The bowerbird courtship ritual is well suited for introducing a robotic love interest, because, for one thing, it's easy to tell where mating will take place. Males in almost all of the 19 bowerbird species, found in Australia and New Guinea, begin the mating season by constructing elaborate bowers, or courting areas, to attract females.

The satin bowerbird female, a gray-green bird about the size of a turtle dove, cruises the neighborhood, checking out the bowers, and when she sees one that interests her, she steps inside. The iridescent purple male then launches into a raucous song and dance, jumping, ruffling his feathers and singing, even imitating the calls of other birds. If he gets the crouch from the female, he knows he's succeeded, and mating takes place. Sometimes a female will visit the bower several times before she consents.

The actual consummation is as quick as a ruffle of feathers, and the female is off to lay her eggs and hatch her young. Once she has found a good man, the female may return to his bower each year as long as he is sexually active.

Patricelli carefully snuck a fembot into bowers scattered along Wallaby Creek in northern New South Wales, Australia when the males were away from the sites, hid the remote control wires under leaves and waited for the males to appear. From a hidden blind, Patricelli operated the controls to send four different courtship signals, including consent. A video camera recorded the action.

The feathered robot was so accurate in its movements that more than one male attempted to mate with the fembot, but it took several years to refine the fembot into her current svelte size. "Our prototype was a big, healthy girl, because she was radio-controlled and had a lot of machinery hidden in her gut, " Patricelli said. "We switched to wires, which slimmed her down a lot."

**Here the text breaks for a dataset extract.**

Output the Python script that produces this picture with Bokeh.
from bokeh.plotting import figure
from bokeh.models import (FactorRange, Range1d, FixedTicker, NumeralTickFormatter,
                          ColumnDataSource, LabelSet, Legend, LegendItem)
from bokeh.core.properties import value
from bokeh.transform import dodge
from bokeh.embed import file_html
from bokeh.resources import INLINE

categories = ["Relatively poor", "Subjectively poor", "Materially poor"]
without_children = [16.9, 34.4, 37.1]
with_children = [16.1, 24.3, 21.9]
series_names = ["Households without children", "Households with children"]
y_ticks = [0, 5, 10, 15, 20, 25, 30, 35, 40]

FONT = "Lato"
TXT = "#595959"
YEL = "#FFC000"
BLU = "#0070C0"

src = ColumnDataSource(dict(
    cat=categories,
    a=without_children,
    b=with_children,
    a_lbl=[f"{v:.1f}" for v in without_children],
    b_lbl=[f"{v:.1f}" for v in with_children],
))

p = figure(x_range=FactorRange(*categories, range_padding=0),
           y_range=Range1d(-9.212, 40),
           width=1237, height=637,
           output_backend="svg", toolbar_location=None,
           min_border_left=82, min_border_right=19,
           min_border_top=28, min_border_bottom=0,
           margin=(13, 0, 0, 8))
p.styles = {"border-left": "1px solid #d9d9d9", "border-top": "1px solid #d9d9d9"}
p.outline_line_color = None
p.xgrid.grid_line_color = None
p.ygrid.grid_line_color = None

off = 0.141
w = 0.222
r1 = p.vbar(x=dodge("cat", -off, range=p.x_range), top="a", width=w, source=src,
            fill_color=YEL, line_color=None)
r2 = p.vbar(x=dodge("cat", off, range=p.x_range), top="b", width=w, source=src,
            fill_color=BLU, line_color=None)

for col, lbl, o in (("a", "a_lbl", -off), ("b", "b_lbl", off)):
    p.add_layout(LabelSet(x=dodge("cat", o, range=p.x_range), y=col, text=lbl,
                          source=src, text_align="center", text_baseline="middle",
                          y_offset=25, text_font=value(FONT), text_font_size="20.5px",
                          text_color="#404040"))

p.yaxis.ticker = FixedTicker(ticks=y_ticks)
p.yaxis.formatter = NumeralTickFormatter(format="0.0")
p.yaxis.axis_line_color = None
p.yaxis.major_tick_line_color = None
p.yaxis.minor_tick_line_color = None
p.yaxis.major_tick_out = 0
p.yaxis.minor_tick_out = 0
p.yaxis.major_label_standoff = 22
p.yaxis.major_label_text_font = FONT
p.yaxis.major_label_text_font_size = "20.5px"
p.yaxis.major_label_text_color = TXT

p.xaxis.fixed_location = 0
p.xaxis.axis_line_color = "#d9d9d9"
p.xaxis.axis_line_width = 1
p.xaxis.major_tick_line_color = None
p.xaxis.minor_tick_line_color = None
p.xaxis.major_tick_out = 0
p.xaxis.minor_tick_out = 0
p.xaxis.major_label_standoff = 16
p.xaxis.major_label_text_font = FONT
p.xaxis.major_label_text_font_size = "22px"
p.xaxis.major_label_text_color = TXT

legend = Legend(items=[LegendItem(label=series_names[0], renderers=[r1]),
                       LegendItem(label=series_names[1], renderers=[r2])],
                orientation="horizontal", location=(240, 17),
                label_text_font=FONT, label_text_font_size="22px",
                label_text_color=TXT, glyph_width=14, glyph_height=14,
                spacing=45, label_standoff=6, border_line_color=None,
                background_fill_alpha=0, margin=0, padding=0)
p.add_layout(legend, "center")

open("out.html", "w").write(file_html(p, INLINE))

The debut bird was a hit in the bower, however, said Walsh, "In the trials, two males were fighting over her and knocked her head off."

The bowerbird is the only male bird in the world known to use interior decorating and landscaping to prove his manhood to the female, according to Borgia. Different species construct different styles of bowers, from the satin's upswept 2-walled stick construction to a 6-foot wide dome-style bower built by a New Guinea species.

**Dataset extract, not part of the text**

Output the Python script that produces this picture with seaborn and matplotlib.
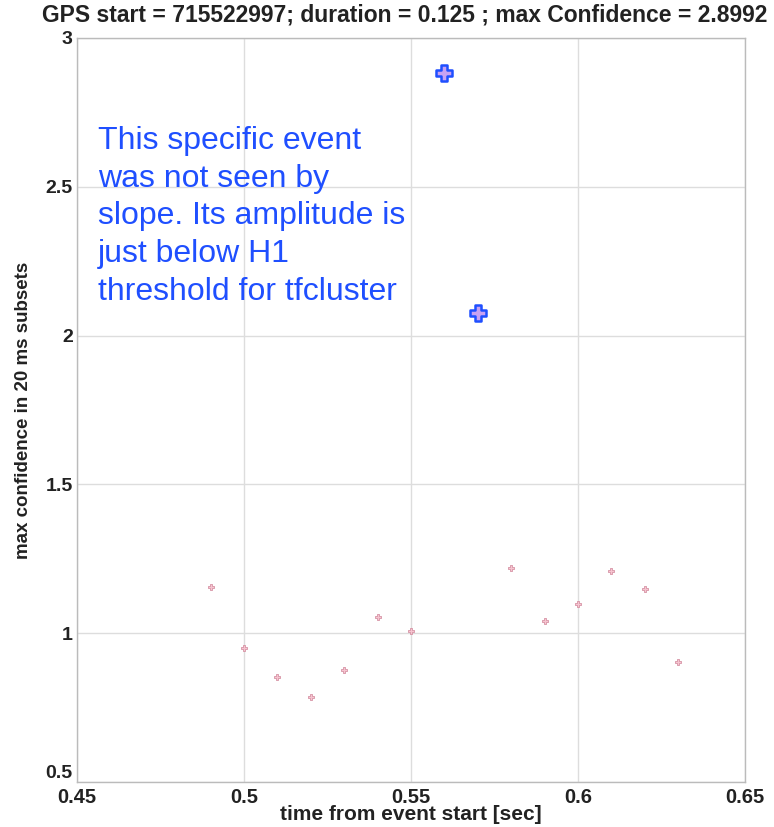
import matplotlib
matplotlib.use("Agg")
import matplotlib.pyplot as plt
import seaborn as sns
import pandas as pd

red_t = [0.49, 0.50, 0.51, 0.52, 0.53, 0.54, 0.55, 0.58, 0.59, 0.60, 0.61, 0.62, 0.63]
red_conf = [1.155, 0.95, 0.853, 0.786, 0.876, 1.054, 1.007, 1.219, 1.041, 1.098, 1.209, 1.148, 0.903]
blue_t = [0.56, 0.57]
blue_conf = [2.882, 2.076]
x_ticks = [0.45, 0.5, 0.55, 0.6, 0.65]
x_labels = ["0.45", "0.5", "0.55", "0.6", "0.65"]
y_ticks = [0.5, 1, 1.5, 2, 2.5, 3]
y_labels = ["0.5", "1", "1.5", "2", "2.5", "3"]

sns.set_style("white")
plt.rcParams['font.family'] = ['Liberation Sans', 'DejaVu Sans']

fig = plt.figure(figsize=(7.74, 8.27), dpi=100)
ax = fig.add_axes([77/774, 1-782/827, (745-77)/774, (782-38)/827])

red_df = pd.DataFrame({"t": red_t, "c": red_conf})
blue_df = pd.DataFrame({"t": blue_t, "c": blue_conf})

sns.scatterplot(data=red_df, x="t", y="c", ax=ax, marker="P", s=20,
                color="#f6c4d0", edgecolor="#d08498", linewidth=0.5, zorder=3)
sns.scatterplot(data=blue_df, x="t", y="c", ax=ax, marker="P", s=120,
                color="#c8a2f2", edgecolor="#1f4fff", linewidth=1.8, zorder=4)

ax.set_xlim(0.45, 0.65)
ax.set_ylim(0.5, 3)
ax.set_xticks(x_ticks)
ax.set_xticklabels(x_labels)
ax.set_yticks(y_ticks)
ax.set_yticklabels(y_labels)
ax.grid(True, color="#dddddd", linewidth=1)
for s in ax.spines.values():
    s.set_color("#bbbbbb")
    s.set_linewidth(1)
ax.tick_params(axis="y", labelsize=14, colors="#222222", length=3, pad=0)
ax.tick_params(axis="x", labelsize=14.5, colors="#222222", length=3, pad=1)
for lbl in ax.get_xticklabels() + ax.get_yticklabels():
    lbl.set_fontweight("bold")
ax.get_yticklabels()[0].set_verticalalignment("bottom")

ax.set_xlabel("time from event start [sec]", fontsize=15, fontweight="bold", color="#222222", labelpad=-1)
ax.set_ylabel("max confidence in 20 ms subsets", fontsize=13.5, fontweight="bold", color="#222222", labelpad=10)
ax.set_title("GPS start = 715522997; duration = 0.125 ; max Confidence = 2.8992",
             fontsize=16.5, fontweight="bold", color="#222222", pad=12, x=0.49)

ax.text(0.4562, 2.705,
        "This specific event\nwas not seen by\nslope. Its amplitude is\njust below H1\nthreshold for tfcluster",
        fontsize=23, color="#1f4fff", va="top", ha="left", linespacing=1.34)

fig.savefig("out.png", dpi=100)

Borgia's research has shown that the more refined and decorated the bower, the more successful the builder is in the mating game. The top male satin bowerbirds are even clever with landscaping. Many of the species lay out colorful lawn ornaments of seeds, feathers and bright plastic baubles, such as clothespins, in neat arrays around the bower.

"The males can't wander far from their bowers," said Borgia, "because other males will steal their gear. The satins especially like to steal the blue parrot feathers."

The 36 cameras that Borgia and his team of graduate students maintain in Wallaby Creek through the mating season have shown that attention to detail in the construction of a bower pays off for the satin bowerbird.

"One very successful male who had a good bower mated with 25 females over one 2-month mating period," said Borgia. "He mated with nine females in one day. But that's the exception. Most of them don't land a female mate at all. The sexiest guys get all the mates.

"Like humans, bowerbirds have evolved a high level of intelligence, but each species has come to this point with a very different set of ancestors," said Borgia. "The example of bowerbirds has led some to suggest that in humans and bowerbirds, intelligence may have been driven by competition to show off to the opposite sex."